> **DATA**:
----------------------------------------

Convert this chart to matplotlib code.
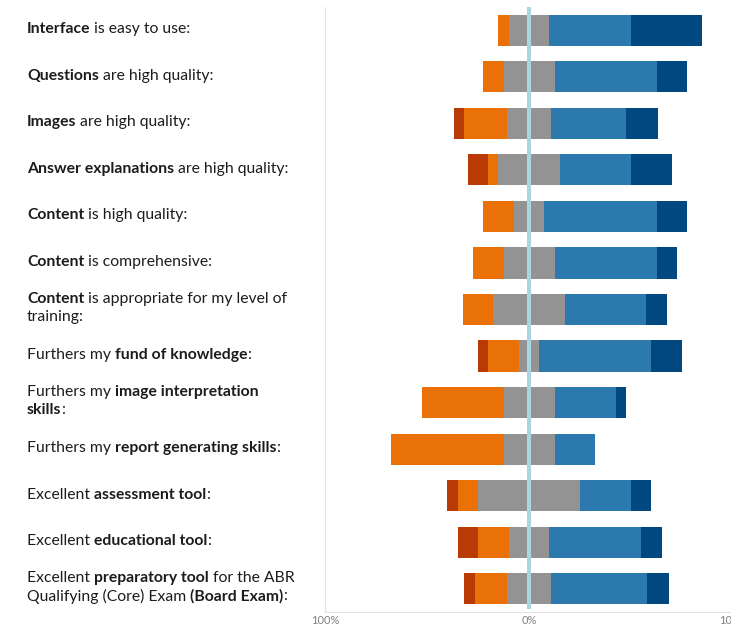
import matplotlib
matplotlib.use("Agg")
import matplotlib.pyplot as plt
import numpy as np

# ---- data ----
labels = [
    [[("Interface", True), (" is easy to use:", False)]],
    [[("Questions", True), (" are high quality:", False)]],
    [[("Images", True), (" are high quality:", False)]],
    [[("Answer explanations", True), (" are high quality:", False)]],
    [[("Content", True), (" is high quality:", False)]],
    [[("Content", True), (" is comprehensive:", False)]],
    [[("Content", True), (" is appropriate for my level of", False)],
     [("training:", False)]],
    [[("Furthers my ", False), ("fund of knowledge", True), (":", False)]],
    [[("Furthers my ", False), ("image interpretation", True)],
     [("skills", True), (":", False)]],
    [[("Furthers my ", False), ("report generating skills", True), (":", False)]],
    [[("Excellent ", False), ("assessment tool", True), (":", False)]],
    [[("Excellent ", False), ("educational tool", True), (":", False)]],
    [[("Excellent ", False), ("preparatory tool", True), (" for the ABR", False)],
     [("Qualifying (Core) Exam ", False), ("(Board Exam)", True), (":", False)]],
]
strongly_disagree = [0, 0, 5.3, 10, 0, 0, 0, 5, 0, 0, 5, 10, 5.3]
disagree          = [5, 10, 21.1, 5, 15, 15, 15, 15, 40, 55, 10, 15, 15.8]
neutral           = [20, 25, 21.1, 30, 15, 25, 35, 10, 25, 25, 50, 20, 21.1]
agree             = [40, 50, 36.8, 35, 55, 50, 40, 55, 30, 20, 25, 45, 47.4]
strongly_agree    = [35, 15, 15.8, 20, 15, 10, 10, 15, 5, 0, 10, 10, 10.5]
tick_values = [-100, 0, 100]
tick_labels = ["100%", "0%", "100%"]

colors = ["#b93a04", "#ea7107", "#939393", "#2c79ae", "#00487f"]

W, H = 731, 627
fig = plt.figure(figsize=(W / 100, H / 100), dpi=100)
ax = fig.add_axes([325 / W, 15 / H, 408 / W, 605 / H])

n = len(labels)
y = np.arange(n)
sd = np.array(strongly_disagree, float)
d = np.array(disagree, float)
ne = np.array(neutral, float)
a = np.array(agree, float)
sa = np.array(strongly_agree, float)

left = -(sd + d + ne / 2)
bar_h = 0.67
for vals, c in zip([sd, d, ne, a, sa], colors):
    ax.barh(y, vals, left=left, height=bar_h, color=c, edgecolor="none", zorder=2)
    left = left + vals

ax.axvline(0, ymin=0.008, ymax=1.0, color="#a9d6e0", lw=2.9, zorder=3)

ax.set_xlim(-100, 100)
ax.set_ylim(n - 0.5, -0.5)
ax.set_yticks([])
ax.set_xticks(tick_values)
ax.set_xticklabels(tick_labels, color="#808080", fontsize=8.0, family="Lato")
ax.tick_params(axis="x", length=0, pad=2)
for s in ["top", "right"]:
    ax.spines[s].set_visible(False)
for s in ["left", "bottom"]:
    ax.spines[s].set_color("#e3e3e3")
    ax.spines[s].set_linewidth(0.8)

# ---- labels with mixed bold ----
fs = 11.3
fam = "Lato"
tc = "#1c1c1c"
line_gap = 18.5
for i, lines in enumerate(labels):
    nl = len(lines)
    first_anchor = None
    for li, segs in enumerate(lines):
        prev = None
        for si, (txt, bold) in enumerate(segs):
            kw = dict(fontsize=fs, family=fam, color=tc,
                      fontweight="bold" if bold else "normal",
                      va="center", ha="left", annotation_clip=False)
            if prev is None:
                if li == 0:
                    off = -1 if nl == 1 else -1.5 - line_gap / 2
                    t = ax.annotate(txt, xy=(27 / W, i), xycoords=("figure fraction", "data"),
                                    xytext=(0, -off), textcoords="offset pixels", **kw)
                    first_anchor = t
                else:
                    t = ax.annotate(txt, xy=(0, 0.5), xycoords=first_anchor,
                                    xytext=(0, -line_gap * li), textcoords="offset pixels", **kw)
            else:
                t = ax.annotate(txt, xy=(1, 0.5), xycoords=prev, **kw)
            prev = t

fig.savefig("out.png", dpi=100)
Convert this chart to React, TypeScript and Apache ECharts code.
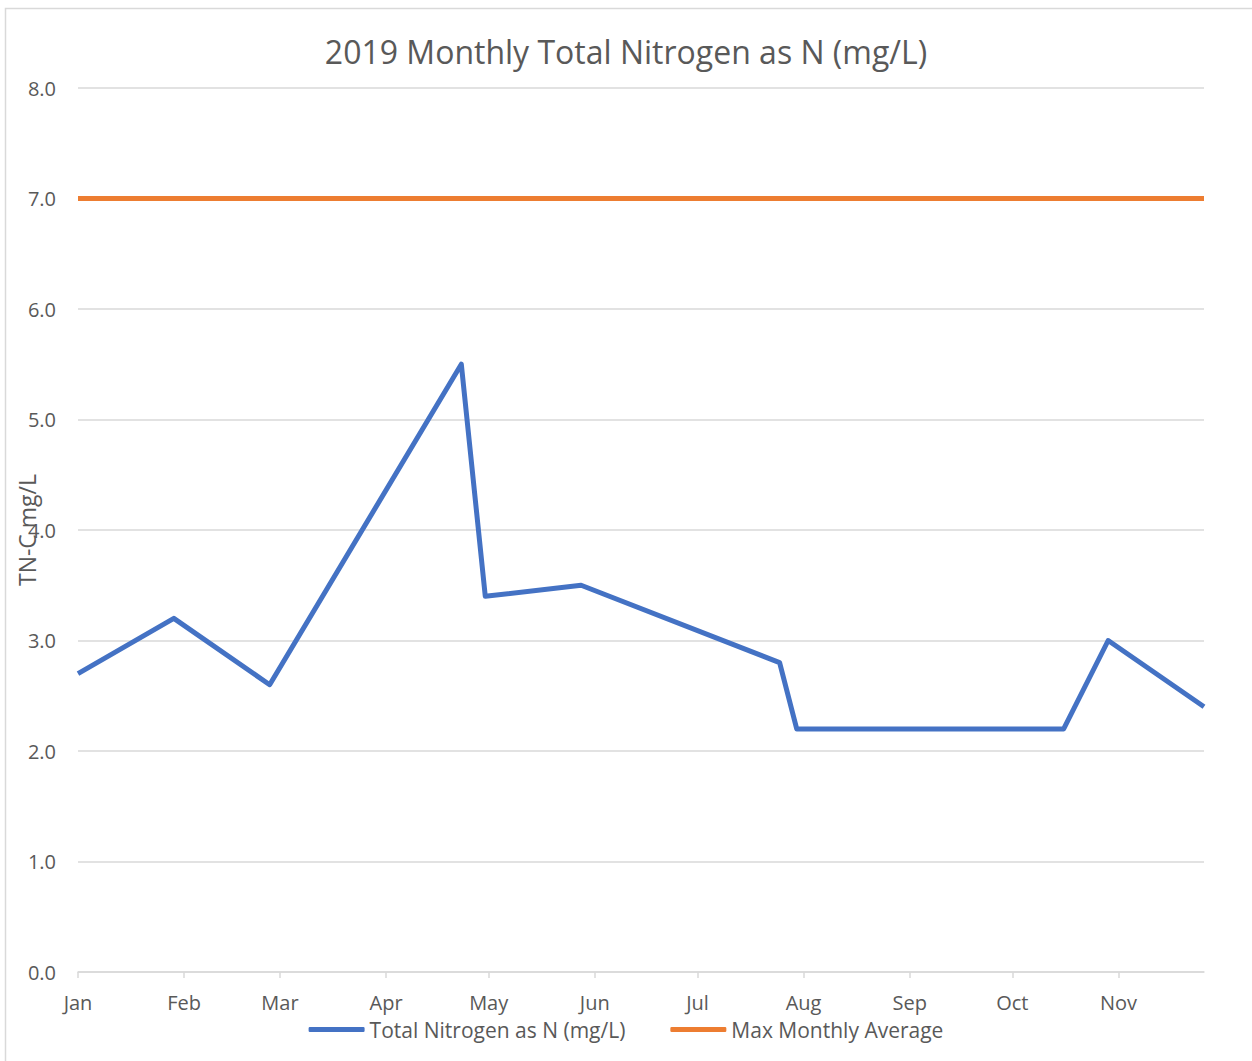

----------------------------------------

What comes back should match the records exactly, minus any pictures.

Convert this chart to matplotlib code.
import matplotlib
matplotlib.use("Agg")
import matplotlib.pyplot as plt
import numpy as np

# ---- data ----
labels = [
    [[("Interface", True), (" is easy to use:", False)]],
    [[("Questions", True), (" are high quality:", False)]],
    [[("Images", True), (" are high quality:", False)]],
    [[("Answer explanations", True), (" are high quality:", False)]],
    [[("Content", True), (" is high quality:", False)]],
    [[("Content", True), (" is comprehensive:", False)]],
    [[("Content", True), (" is appropriate for my level of", False)],
     [("training:", False)]],
    [[("Furthers my ", False), ("fund of knowledge", True), (":", False)]],
    [[("Furthers my ", False), ("image interpretation", True)],
     [("skills", True), (":", False)]],
    [[("Furthers my ", False), ("report generating skills", True), (":", False)]],
    [[("Excellent ", False), ("assessment tool", True), (":", False)]],
    [[("Excellent ", False), ("educational tool", True), (":", False)]],
    [[("Excellent ", False), ("preparatory tool", True), (" for the ABR", False)],
     [("Qualifying (Core) Exam ", False), ("(Board Exam)", True), (":", False)]],
]
strongly_disagree = [0, 0, 5.3, 10, 0, 0, 0, 5, 0, 0, 5, 10, 5.3]
disagree          = [5, 10, 21.1, 5, 15, 15, 15, 15, 40, 55, 10, 15, 15.8]
neutral           = [20, 25, 21.1, 30, 15, 25, 35, 10, 25, 25, 50, 20, 21.1]
agree             = [40, 50, 36.8, 35, 55, 50, 40, 55, 30, 20, 25, 45, 47.4]
strongly_agree    = [35, 15, 15.8, 20, 15, 10, 10, 15, 5, 0, 10, 10, 10.5]
tick_values = [-100, 0, 100]
tick_labels = ["100%", "0%", "100%"]

colors = ["#b93a04", "#ea7107", "#939393", "#2c79ae", "#00487f"]

W, H = 731, 627
fig = plt.figure(figsize=(W / 100, H / 100), dpi=100)
ax = fig.add_axes([325 / W, 15 / H, 408 / W, 605 / H])

n = len(labels)
y = np.arange(n)
sd = np.array(strongly_disagree, float)
d = np.array(disagree, float)
ne = np.array(neutral, float)
a = np.array(agree, float)
sa = np.array(strongly_agree, float)

left = -(sd + d + ne / 2)
bar_h = 0.67
for vals, c in zip([sd, d, ne, a, sa], colors):
    ax.barh(y, vals, left=left, height=bar_h, color=c, edgecolor="none", zorder=2)
    left = left + vals

ax.axvline(0, ymin=0.008, ymax=1.0, color="#a9d6e0", lw=2.9, zorder=3)

ax.set_xlim(-100, 100)
ax.set_ylim(n - 0.5, -0.5)
ax.set_yticks([])
ax.set_xticks(tick_values)
ax.set_xticklabels(tick_labels, color="#808080", fontsize=8.0, family="Lato")
ax.tick_params(axis="x", length=0, pad=2)
for s in ["top", "right"]:
    ax.spines[s].set_visible(False)
for s in ["left", "bottom"]:
    ax.spines[s].set_color("#e3e3e3")
    ax.spines[s].set_linewidth(0.8)

# ---- labels with mixed bold ----
fs = 11.3
fam = "Lato"
tc = "#1c1c1c"
line_gap = 18.5
for i, lines in enumerate(labels):
    nl = len(lines)
    first_anchor = None
    for li, segs in enumerate(lines):
        prev = None
        for si, (txt, bold) in enumerate(segs):
            kw = dict(fontsize=fs, family=fam, color=tc,
                      fontweight="bold" if bold else "normal",
                      va="center", ha="left", annotation_clip=False)
            if prev is None:
                if li == 0:
                    off = -1 if nl == 1 else -1.5 - line_gap / 2
                    t = ax.annotate(txt, xy=(27 / W, i), xycoords=("figure fraction", "data"),
                                    xytext=(0, -off), textcoords="offset pixels", **kw)
                    first_anchor = t
                else:
                    t = ax.annotate(txt, xy=(0, 0.5), xycoords=first_anchor,
                                    xytext=(0, -line_gap * li), textcoords="offset pixels", **kw)
            else:
                t = ax.annotate(txt, xy=(1, 0.5), xycoords=prev, **kw)
            prev = t

fig.savefig("out.png", dpi=100)
Convert this chart to React, TypeScript and Apache ECharts code.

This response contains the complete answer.